In Edwards & Walsh Const. Co. v. Jasper County, supra, at page 381, the Iowa court, in summing up a discussion of this distinction between taxes and special assessments and in *67commenting upon the power of a city to levy such special assessments against the property of a county, said:

“True, the right to levy these assessments is referable to the power of taxation, but statutes exempting property from general taxation are almost universally held inapplicable to special assessments. See cases heretofore cited. Reduced to its last analysis, the question is one of power in the city to levy the assessment against the county property. The statute giving the power is broad enough to cover lots or lands owned by municipal or quasi municipal corporations, and, if there be any exemption, it is to be implied, unless we hold with those courts which say that county or state property is not to be included unless expressly mentioned, or by necessary implication inferred. We are not disposed to apply this last-mentioned rule in construing our statutes. Such property is expressly exempted from general taxation, but no such exemption is made from special assessments. Even without a statute, property devoted to governmental use would not, in the absence of express authority, be taxed, and the fact that it is expressly exempted in one case and not in the other is strong evidence that the legislature did not intend to exempt it from special assessments.”
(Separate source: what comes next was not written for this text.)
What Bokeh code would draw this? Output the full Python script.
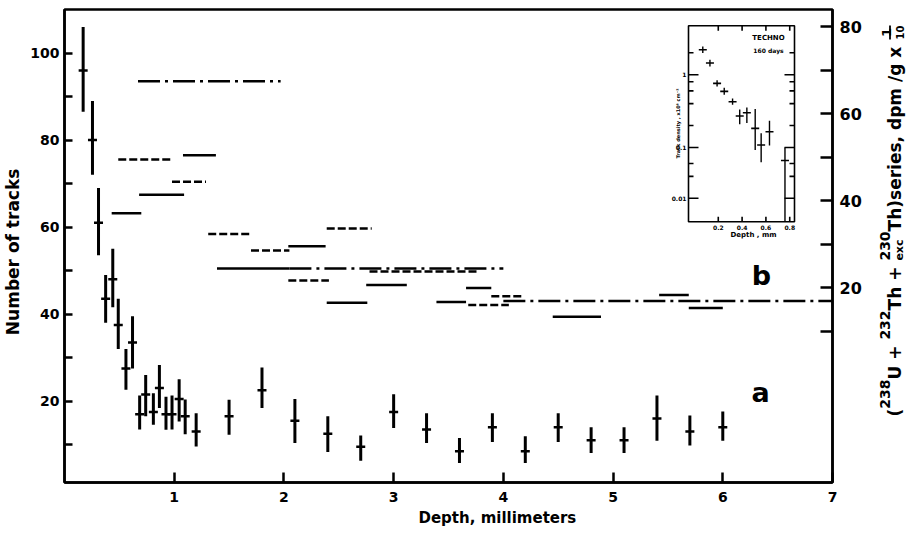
import numpy as np
from bokeh.plotting import figure
from bokeh.layouts import row
from bokeh.models import Range1d, LinearAxis, FixedTicker, Label, LogScale, Title
from bokeh.core.properties import value
from bokeh.embed import file_html
from bokeh.resources import INLINE

FONT = "DejaVu Sans"

# ---------------- data (a): number of tracks vs depth (mm) ----------------
depth_a = [0.17, 0.255, 0.31, 0.375, 0.44, 0.49, 0.56, 0.62, 0.685, 0.74, 0.81, 0.865,
           0.925, 0.98, 1.045, 1.1, 1.2, 1.5, 1.8, 2.1, 2.4, 2.7, 3.0, 3.3, 3.6, 3.9,
           4.2, 4.5, 4.8, 5.1, 5.4, 5.7, 6.0]
tracks_a = [96, 80, 61, 43.5, 48, 37.5, 27.5, 33.5, 17, 21.5, 17.5, 23,
            17, 17, 20.5, 16.5, 13, 16.5, 22.5, 15.5, 12.5, 9.5, 17.5, 13.5, 8.5, 14,
            8.5, 14, 11, 11, 16, 13, 14]
tracks_hi = [106, 89, 69, 49, 55, 43.5, 32, 39.5, 21.3, 26, 21.8, 28.3,
             21, 21.3, 25, 20.4, 17.2, 20.3, 27.7, 20.5, 16.5, 12.1, 21.6, 17.2, 11.5, 17.2,
             11.9, 17.2, 14, 14, 21.3, 16.7, 17.6]
tracks_lo = [86.5, 72, 53.5, 38, 41.6, 32, 22.6, 27.5, 13.5, 16.5, 14.6, 18.4,
             13.4, 13.5, 15.3, 12.4, 9.6, 12.3, 18.4, 10.4, 8.3, 6.3, 13.8, 10.4, 5.8, 10.6,
             5.8, 10.6, 8.1, 8.1, 10.9, 9.8, 10.9]

# ---------------- data (b): activity series, dpm/g x 1/10 (right axis) ----------------
b_start = [0.67, 0.49, 1.08, 0.98, 0.68, 0.43, 1.31, 1.70, 2.04, 2.39, 1.39, 2.05,
           2.04, 2.75, 2.39, 3.39, 3.66, 3.68, 3.89, 4.00, 4.45, 5.42, 5.69, 2.78]
b_end = [1.97, 0.98, 1.38, 1.29, 1.09, 0.70, 1.71, 2.05, 2.38, 2.80, 2.05, 4.00,
         2.41, 3.12, 2.76, 3.66, 3.89, 4.05, 4.18, 7.00, 4.89, 5.69, 6.00, 3.77]
b_level = [67.5, 49.5, 50.5, 44.4, 41.4, 37.2, 32.4, 28.6, 29.6, 33.7, 24.5, 24.5,
           21.7, 20.7, 16.6, 16.8, 20.0, 16.1, 18.1, 17.0, 13.4, 18.4, 15.4, 23.8]
b_style = ["dashdot", "dashed", "solid", "dashed", "solid", "solid", "dashed", "dashed",
           "solid", "dashed", "solid", "dashdot", "dashed", "solid", "solid", "solid",
           "solid", "dashed", "dashed", "dashdot", "solid", "solid", "solid", "dashed"]

# ---------------- inset: TECHNO, 160 days ----------------
inset_depth = [0.07, 0.13, 0.19, 0.25, 0.32, 0.38, 0.44, 0.51, 0.56, 0.63, 0.76]
inset_density = [2.2, 1.45, 0.76, 0.59, 0.425, 0.27, 0.30, 0.183, 0.108, 0.164, 0.066]
inset_hi = [2.45, 1.6, 0.84, 0.66, 0.47, 0.333, 0.355, 0.337, 0.157, 0.233, 0.1]
inset_lo = [1.98, 1.3, 0.69, 0.53, 0.385, 0.209, 0.216, 0.092, 0.0624, 0.106, 0.0095]
inset_xticks = [0.2, 0.4, 0.6, 0.8]
inset_xlabels = ["0.2", "0.4", "0.6", "0.8"]
inset_ymajor = [1, 0.1, 0.02]
inset_ylabels = ["1", "0.1", "0.01"]
inset_yminor = [2, 0.8, 0.6, 0.4, 0.2, 0.06, 0.04]

left_ticks = [10, 20, 30, 40, 50, 60, 70, 80, 90, 100]
right_ticks = [10, 20, 30, 40, 50, 60, 70, 80]
x_ticks = [1, 2, 3, 4, 5, 6, 7]

# ---------------- layout constants ----------------
X0, X1 = 0, 7
Y0, Y1 = 1.3, 110
R0, R1 = -24.7, 84
FRAME_W, FRAME_H = 768, 473
BL, BT, BR = 60, 9, 34
FX0, FY0 = 8 + BL, 8 + BT
FX1, FY1 = FX0 + FRAME_W, FY0 + FRAME_H


def px2x(px):
    return X0 + (px - FX0) / FRAME_W * (X1 - X0)


def py2y(py):
    return Y1 - (py - FY0) / FRAME_H * (Y1 - Y0)


IPX0, IPX1, IPY0, IPY1 = 692, 798, 33.3, 229.3
IX0, IX1, IY0, IY1 = -0.05, 0.84, 0.0095, 4.7
dx_pp = (IX1 - IX0) / (IPX1 - IPX0)
dl_pp = (np.log10(IY1) - np.log10(IY0)) / (IPY1 - IPY0)
ix_lo = IX0 - (IPX0 - FX0) * dx_pp
ix_hi = IX1 + (FX1 - IPX1) * dx_pp
iy_hi = 10 ** (np.log10(IY1) + (IPY0 - FY0) * dl_pp)
iy_lo = 10 ** (np.log10(IY0) - (FY1 - IPY1) * dl_pp)


def ipx(px):
    return IX0 + (px - IPX0) * dx_pp


def ipy(py):
    return 10 ** (np.log10(IY1) - (py - IPY0) * dl_pp)


p = figure(frame_width=FRAME_W, frame_height=FRAME_H,
           min_border_left=BL, min_border_top=BT, min_border_right=BR,
           min_border_bottom=533 - BT - FRAME_H,
           x_range=Range1d(X0, X1), y_range=Range1d(Y0, Y1),
           output_backend="svg", toolbar_location=None)
p.extra_y_ranges = {"right": Range1d(R0, R1), "iy": Range1d(iy_lo, iy_hi)}
p.extra_x_ranges = {"ix": Range1d(ix_lo, ix_hi)}
p.extra_y_scales = {"iy": LogScale()}

p.grid.visible = False
p.outline_line_color = "black"
p.outline_line_width = 2.5
p.background_fill_color = "white"
p.border_fill_color = "white"


def style_axis(ax, tick_in, size="14px"):
    ax.axis_line_width = 2.5
    ax.axis_line_color = "black"
    ax.major_tick_in = tick_in
    ax.major_tick_out = 0
    ax.major_tick_line_width = 2.5
    ax.minor_tick_line_color = None
    ax.major_label_text_font = FONT
    ax.major_label_text_font_style = "bold"
    ax.major_label_text_font_size = size
    ax.major_label_text_color = "black"
    ax.axis_label_text_font = FONT
    ax.axis_label_text_font_style = "bold"
    ax.axis_label_text_color = "black"


xa = p.xaxis[0]
xa.ticker = FixedTicker(ticks=x_ticks)
style_axis(xa, 10)
xa.major_label_standoff = 9

ya = p.yaxis[0]
ya.ticker = FixedTicker(ticks=left_ticks)
ya.major_label_overrides = {t: "" for t in left_ticks if t % 20}
style_axis(ya, 8)
ya.major_label_standoff = 5
ya.axis_label = "Number  of  tracks"
ya.axis_label_text_font_size = "17px"
ya.axis_label_standoff = 4

ra = LinearAxis(y_range_name="right", ticker=FixedTicker(ticks=right_ticks))
ra.major_label_overrides = {t: "" for t in right_ticks if t % 20}
style_axis(ra, 12, "16px")
ra.major_label_standoff = 7
p.add_layout(ra, "right")

# x title: centred under the depth of 4 mm like the reference
p.add_layout(Title(text="Depth, millimeters", align="left", offset=354, standoff=4,
                   text_font=FONT, text_font_style="bold", text_font_size="15px",
                   text_color="black"), "below")

# ---- series a
p.segment(x0=depth_a, y0=tracks_lo, x1=depth_a, y1=tracks_hi, line_color="black", line_width=3)
p.scatter(depth_a, tracks_a, marker="dash", size=9, line_color="black", line_width=2.5)

# ---- series b
dashes = {"solid": "solid", "dashed": "8 3", "dashdot": "22 5 3 5"}
for st, dash in dashes.items():
    idx = [i for i, s in enumerate(b_style) if s == st]
    p.segment(x0=[b_start[i] for i in idx], y0=[b_level[i] for i in idx],
              x1=[b_end[i] for i in idx], y1=[b_level[i] for i in idx],
              y_range_name="right", line_color="black", line_width=2.5, line_dash=dash)


def lab(x, y, text, size):
    p.add_layout(Label(x=x, y=y, text=text, text_font=FONT,
                       text_font_style="bold", text_font_size=f"{size}px",
                       text_align="center", text_baseline="middle", text_color="black"))


lab(px2x(764), py2y(400), "a", 27)
lab(px2x(765), py2y(283), "b", 27)

# ---------------- inset ----------------
kw = dict(x_range_name="ix", y_range_name="iy")
p.quad(left=[IX0], right=[IX1], bottom=[IY0], top=[IY1], fill_color="white",
       line_color="black", line_width=1.6, **kw)
for vals, L in ((inset_ymajor, 10), (inset_yminor, 5)):
    p.segment(x0=[IX0] * len(vals), y0=vals, x1=[IX0 + L * dx_pp] * len(vals), y1=vals,
              line_color="black", line_width=1.6, **kw)
    p.segment(x0=[IX1] * len(vals), y0=vals, x1=[IX1 - L * dx_pp] * len(vals), y1=vals,
              line_color="black", line_width=1.6, **kw)
n = len(inset_xticks)
p.segment(x0=inset_xticks, y0=[IY0] * n, x1=inset_xticks, y1=[IY0 * 10 ** (5 * dl_pp)] * n,
          line_color="black", line_width=1.6, **kw)
p.segment(x0=inset_xticks, y0=[IY1] * n, x1=inset_xticks, y1=[IY1 / 10 ** (5 * dl_pp)] * n,
          line_color="black", line_width=1.6, **kw)
tkw = dict(text_font=value(FONT), text_font_style="bold", text_color="black")
p.text(x=[IX0 - 2 * dx_pp] * len(inset_ymajor), y=inset_ymajor, text=inset_ylabels,
       text_font_size="6px", text_align="right", text_baseline="middle", **tkw, **kw)
p.text(x=inset_xticks, y=[IY0 / 10 ** (3 * dl_pp)] * n, text=inset_xlabels,
       text_font_size="6px", text_align="center", text_baseline="top", **tkw, **kw)
p.text(x=[ipx(757)], y=[ipy(238)], text=["Depth , mm"], text_font_size="7px",
       text_align="center", text_baseline="top", **tkw, **kw)
p.text(x=[ipx(681)], y=[ipy(131)], text=["Track density , x10⁶ cm⁻²"], angle=np.pi / 2,
       text_font_size="5px", text_align="center", text_baseline="alphabetic", **tkw, **kw)
p.text(x=[ipx(772)], y=[ipy(45)], text=["TECHNO"], text_font_size="7px",
       text_align="center", text_baseline="middle", **tkw, **kw)
p.text(x=[ipx(772)], y=[ipy(58)], text=["160 days"], text_font_size="6px",
       text_align="center", text_baseline="middle", **tkw, **kw)
p.segment(x0=inset_depth, y0=inset_lo, x1=inset_depth, y1=inset_hi,
          line_color="black", line_width=1.4, **kw)
p.scatter(inset_depth, inset_density, marker="dash", size=8, line_color="black",
          line_width=1.6, **kw)

# ---------------- right-hand title panel (rotated, reading upward) ----------------
W2, H2 = 41, 533
P2X = 8 + BL + FRAME_W + BR          # page x of the title panel's left edge
t = figure(frame_width=W2, frame_height=H2, x_range=Range1d(0, W2), y_range=Range1d(0, H2),
           x_axis_location=None, y_axis_location=None,
           min_border=0, output_backend="svg", toolbar_location=None)
t.grid.visible = False
t.outline_line_color = None
t.background_fill_color = "white"
t.border_fill_color = "white"


def tx(px):
    return px - P2X


def ty(py):
    return (8 + H2) - py


F, S = 17, 14
pieces = [("(", F, 0), ("238", S, 1), ("U + ", F, 0), ("232", S, 1), ("Th + ", F, 0),
          ("230", S, 1), ("Th)series, dpm /g x ", F, 0)]
adv = {"(": .457, ")": .457, " ": .348, "U": .812, "+": .838, "T": .682, "h": .712,
       "s": .595, "e": .678, "r": .493, "i": .343, ",": .380, "d": .716, "p": .716,
       "m": 1.042, "/": .365, "g": .716, "x": .663, "c": .593}
base_main, base_sup, base_sub = 898, 888, 903
cur = 415.0
for txt, size, kind in pieces:
    t.text(x=[tx(base_sup if kind else base_main)], y=[ty(cur)], text=[txt], angle=np.pi / 2,
           text_font_size=f"{size}px", text_align="left", text_baseline="alphabetic", **tkw)
    if txt == "230":
        t.text(x=[tx(base_sub)], y=[ty(cur)], text=["exc"], angle=np.pi / 2,
               text_font_size="11px", text_align="left", text_baseline="alphabetic", **tkw)
    cur -= sum(adv.get(c, .696) for c in txt) * size
# fraction 1/10
t.text(x=[tx(base_sup + 2)], y=[ty(cur - 8)], text=["1"], angle=np.pi / 2,
       text_font_size="13px", text_align="center", text_baseline="alphabetic", **tkw)
t.segment(x0=[tx(893.5)], y0=[ty(cur - 1)], x1=[tx(893.5)], y1=[ty(cur - 15)],
          line_color="black", line_width=1.8)
t.text(x=[tx(base_sub)], y=[ty(cur - 8)], text=["10"], angle=np.pi / 2,
       text_font_size="10px", text_align="center", text_baseline="alphabetic", **tkw)

layout = row(p, t, spacing=0)
open("out.html", "w").write(file_html(layout, INLINE))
Appellant further contends that subd. 8, of § 11, of art. 8, of the charter of the city of Seattle, and certain ordinances cited in the briefs, expressly exempt school districts from special assessments. We think said section of the charter and said ordinances do not apply to this case. Here the proceedings instituted by the city and culminating in the assessment complained of, are only authorized by the eminent domain act of 1893 above mentioned, while the charter and ordinance provisions relied on by appellant refer only to local improvements of an entirely different character. The statute under which these proceedings have been conducted must control in this case. The proceedings under consideration here were originally instituted before chapter 55, Laws 1905, page 84, was enacted; hence our discussion has been based entirely upon the law of 1893.

*68After a most careful consideration of all the assignments of error, and legal questions presented by the appellant, and having examined all the authorities cited by it, including its list of additional authorities supplemental to its opening and reply briefs, we are unable to conclude that any error has been committed by the honorable trial court. The judgment is affirmed.

Mount, C. J., Dunbar, Hadley, and Root, JJ., concur. Fullerton, J., dissents.